What you are asked to do
Copy the listing below in full and skip every picture.

---+---

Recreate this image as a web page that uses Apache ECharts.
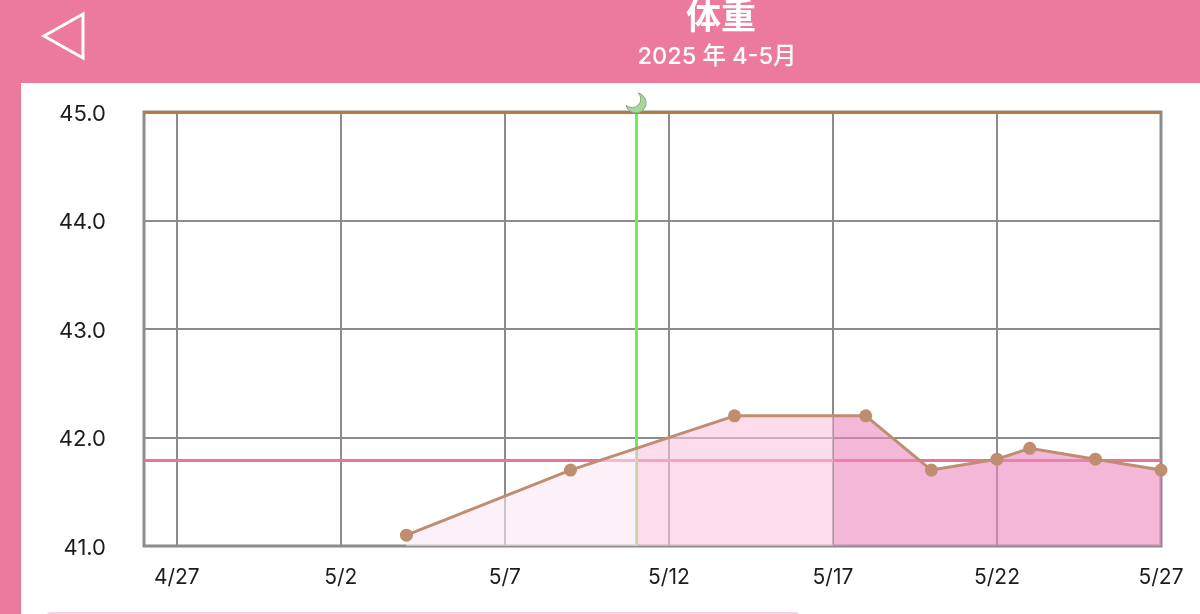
<!DOCTYPE html>
<html><head><meta charset="utf-8">
<style>html,body{margin:0;padding:0;background:#fff}#c{width:1200px;height:614px}</style>
<script src="https://cdn.jsdelivr.net/npm/echarts@6/dist/echarts.min.js"></script>
</head><body><div id="c"></div>
<script>
const categories = ['4/26','4/27','4/28','4/29','4/30','5/1','5/2','5/3','5/4','5/5','5/6','5/7','5/8','5/9','5/10','5/11','5/12','5/13','5/14','5/15','5/16','5/17','5/18','5/19','5/20','5/21','5/22','5/23','5/24','5/25','5/26','5/27'];
const weights = [null,null,null,null,null,null,null,null,41.1,null,null,null,null,41.7,null,null,null,null,42.2,null,null,null,42.2,null,41.7,null,41.8,41.9,null,41.8,null,41.7];
const yTicks = [41,42,43,44,45];
const meanWeight = 41.79;
const ceilingWeight = 45;
const moonDate = '5/11';
const bandEdgeDate = '5/17';
const firstDate = '5/4';
const lastDate = '5/27';
const titleText = '体重';
const subtitleText = '2025 年 4-5月';

const FONT = 'Inter, Roboto, "Noto Sans CJK JP", sans-serif';
const first = categories.indexOf(firstDate), last = categories.indexOf(lastDate);
const s1 = (categories.indexOf(moonDate) - first) / (last - first);
const s2 = (categories.indexOf(bandEdgeDate) - first) / (last - first);
const LIGHT = 'rgba(250,230,245,0.6)', MID = 'rgba(250,197,223,0.6)', DARK = 'rgba(235,137,190,0.6)';
const onTick = (i) => (i - 1) % 5 === 0;

const chart = echarts.init(document.getElementById('c'), null, {renderer: 'canvas'});
chart.setOption({
  animation: false,
  backgroundColor: '#fff',
  title: [
    {text: titleText, left: 716, top: -7, textAlign: 'center',
     textStyle: {color: '#fff', fontSize: 35, fontWeight: 'bold', fontFamily: '"Noto Sans CJK JP", sans-serif'}},
    {text: subtitleText, left: 712, top: 40, textAlign: 'center',
     textStyle: {color: '#fff', fontSize: 23.5, fontWeight: 500, fontFamily: FONT}}
  ],
  graphic: [
    {type: 'rect', silent: true, z: -1, shape: {x: 0, y: 0, width: 1200, height: 83}, style: {fill: '#ec7a9b'}},
    {type: 'rect', silent: true, z: -1, shape: {x: 0, y: 83, width: 21, height: 531}, style: {fill: '#ec7a9b'}},
    {type: 'rect', silent: true, z: -1, shape: {x: 46, y: 612, width: 754, height: 10, r: 5}, style: {fill: '#f7cfe6'}},
    {type: 'polygon', silent: true, z: 5, shape: {points: [[44, 36], [83, 14], [83, 58]]},
     style: {fill: 'transparent', stroke: '#fff', lineWidth: 3}}
  ],
  grid: {left: 144, right: 39, top: 112, bottom: 68, show: true, borderColor: '#8c8c8c', borderWidth: 3, backgroundColor: 'transparent'},
  xAxis: {
    type: 'category', data: categories, boundaryGap: false,
    axisLine: {show: false},
    axisTick: {show: false},
    axisLabel: {interval: onTick, color: '#1c1c1c', fontSize: 21, margin: 21, fontFamily: FONT},
    splitLine: {show: true, interval: onTick, lineStyle: {color: '#8c8c8c', width: 2}}
  },
  yAxis: {
    type: 'value', min: yTicks[0], max: yTicks[yTicks.length - 1], interval: 1,
    axisLine: {show: false},
    axisTick: {show: false},
    axisLabel: {color: '#1c1c1c', fontSize: 22, margin: 38, verticalAlign: 'top', lineHeight: 4, fontFamily: FONT, formatter: (v) => v.toFixed(1)},
    splitLine: {show: true, lineStyle: {color: '#8c8c8c', width: 2}}
  },
  series: [
    {
      type: 'line', z: 1, data: [], silent: true, symbol: 'none',
      markLine: {
        z: 1, silent: true, symbol: 'none', animation: false, label: {show: false},
        data: [
          {yAxis: meanWeight, lineStyle: {color: '#e8739c', width: 3, type: 'solid'}},
          {xAxis: moonDate, lineStyle: {color: '#6cf04a', width: 3, type: 'solid'}},
          {yAxis: ceilingWeight, lineStyle: {color: '#b97a42', width: 3, type: 'solid'}}
        ]
      },
      markPoint: {
        silent: true, animation: false, label: {show: false},
        data: [{
          coord: [moonDate, ceilingWeight],
          symbol: 'path://M12 0 A10 10 0 1 1 0 12 A8 8 0 0 0 12 0 Z',
          symbolSize: 20, symbolOffset: [0, -9],
          itemStyle: {color: '#a9d69c', borderColor: '#86a87e', borderWidth: 1}
        }]
      }
    },
    {
      type: 'line', z: 3, data: weights, connectNulls: true, showAllSymbol: true,
      symbol: 'circle', symbolSize: 13,
      lineStyle: {color: '#bf8d70', width: 3},
      itemStyle: {color: '#bf8d70'},
      areaStyle: {
        opacity: 1,
        color: new echarts.graphic.LinearGradient(0, 0, 1, 0, [
          {offset: 0, color: LIGHT}, {offset: s1, color: LIGHT},
          {offset: s1, color: MID}, {offset: s2, color: MID},
          {offset: s2, color: DARK}, {offset: 1, color: DARK}
        ])
      }
    }
  ]
});
</script></body></html>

---+---

Expected output
Recreate this image as a web page that uses Apache ECharts.
<!DOCTYPE html>
<html><head><meta charset="utf-8">
<style>html,body{margin:0;padding:0;background:#fff}#c{width:1200px;height:614px}</style>
<script src="https://cdn.jsdelivr.net/npm/echarts@6/dist/echarts.min.js"></script>
</head><body><div id="c"></div>
<script>
const categories = ['4/26','4/27','4/28','4/29','4/30','5/1','5/2','5/3','5/4','5/5','5/6','5/7','5/8','5/9','5/10','5/11','5/12','5/13','5/14','5/15','5/16','5/17','5/18','5/19','5/20','5/21','5/22','5/23','5/24','5/25','5/26','5/27'];
const weights = [null,null,null,null,null,null,null,null,41.1,null,null,null,null,41.7,null,null,null,null,42.2,null,null,null,42.2,null,41.7,null,41.8,41.9,null,41.8,null,41.7];
const yTicks = [41,42,43,44,45];
const meanWeight = 41.79;
const ceilingWeight = 45;
const moonDate = '5/11';
const bandEdgeDate = '5/17';
const firstDate = '5/4';
const lastDate = '5/27';
const titleText = '体重';
const subtitleText = '2025 年 4-5月';

const FONT = 'Inter, Roboto, "Noto Sans CJK JP", sans-serif';
const first = categories.indexOf(firstDate), last = categories.indexOf(lastDate);
const s1 = (categories.indexOf(moonDate) - first) / (last - first);
const s2 = (categories.indexOf(bandEdgeDate) - first) / (last - first);
const LIGHT = 'rgba(250,230,245,0.6)', MID = 'rgba(250,197,223,0.6)', DARK = 'rgba(235,137,190,0.6)';
const onTick = (i) => (i - 1) % 5 === 0;

const chart = echarts.init(document.getElementById('c'), null, {renderer: 'canvas'});
chart.setOption({
  animation: false,
  backgroundColor: '#fff',
  title: [
    {text: titleText, left: 716, top: -7, textAlign: 'center',
     textStyle: {color: '#fff', fontSize: 35, fontWeight: 'bold', fontFamily: '"Noto Sans CJK JP", sans-serif'}},
    {text: subtitleText, left: 712, top: 40, textAlign: 'center',
     textStyle: {color: '#fff', fontSize: 23.5, fontWeight: 500, fontFamily: FONT}}
  ],
  graphic: [
    {type: 'rect', silent: true, z: -1, shape: {x: 0, y: 0, width: 1200, height: 83}, style: {fill: '#ec7a9b'}},
    {type: 'rect', silent: true, z: -1, shape: {x: 0, y: 83, width: 21, height: 531}, style: {fill: '#ec7a9b'}},
    {type: 'rect', silent: true, z: -1, shape: {x: 46, y: 612, width: 754, height: 10, r: 5}, style: {fill: '#f7cfe6'}},
    {type: 'polygon', silent: true, z: 5, shape: {points: [[44, 36], [83, 14], [83, 58]]},
     style: {fill: 'transparent', stroke: '#fff', lineWidth: 3}}
  ],
  grid: {left: 144, right: 39, top: 112, bottom: 68, show: true, borderColor: '#8c8c8c', borderWidth: 3, backgroundColor: 'transparent'},
  xAxis: {
    type: 'category', data: categories, boundaryGap: false,
    axisLine: {show: false},
    axisTick: {show: false},
    axisLabel: {interval: onTick, color: '#1c1c1c', fontSize: 21, margin: 21, fontFamily: FONT},
    splitLine: {show: true, interval: onTick, lineStyle: {color: '#8c8c8c', width: 2}}
  },
  yAxis: {
    type: 'value', min: yTicks[0], max: yTicks[yTicks.length - 1], interval: 1,
    axisLine: {show: false},
    axisTick: {show: false},
    axisLabel: {color: '#1c1c1c', fontSize: 22, margin: 38, verticalAlign: 'top', lineHeight: 4, fontFamily: FONT, formatter: (v) => v.toFixed(1)},
    splitLine: {show: true, lineStyle: {color: '#8c8c8c', width: 2}}
  },
  series: [
    {
      type: 'line', z: 1, data: [], silent: true, symbol: 'none',
      markLine: {
        z: 1, silent: true, symbol: 'none', animation: false, label: {show: false},
        data: [
          {yAxis: meanWeight, lineStyle: {color: '#e8739c', width: 3, type: 'solid'}},
          {xAxis: moonDate, lineStyle: {color: '#6cf04a', width: 3, type: 'solid'}},
          {yAxis: ceilingWeight, lineStyle: {color: '#b97a42', width: 3, type: 'solid'}}
        ]
      },
      markPoint: {
        silent: true, animation: false, label: {show: false},
        data: [{
          coord: [moonDate, ceilingWeight],
          symbol: 'path://M12 0 A10 10 0 1 1 0 12 A8 8 0 0 0 12 0 Z',
          symbolSize: 20, symbolOffset: [0, -9],
          itemStyle: {color: '#a9d69c', borderColor: '#86a87e', borderWidth: 1}
        }]
      }
    },
    {
      type: 'line', z: 3, data: weights, connectNulls: true, showAllSymbol: true,
      symbol: 'circle', symbolSize: 13,
      lineStyle: {color: '#bf8d70', width: 3},
      itemStyle: {color: '#bf8d70'},
      areaStyle: {
        opacity: 1,
        color: new echarts.graphic.LinearGradient(0, 0, 1, 0, [
          {offset: 0, color: LIGHT}, {offset: s1, color: LIGHT},
          {offset: s1, color: MID}, {offset: s2, color: MID},
          {offset: s2, color: DARK}, {offset: 1, color: DARK}
        ])
      }
    }
  ]
});
</script></body></html>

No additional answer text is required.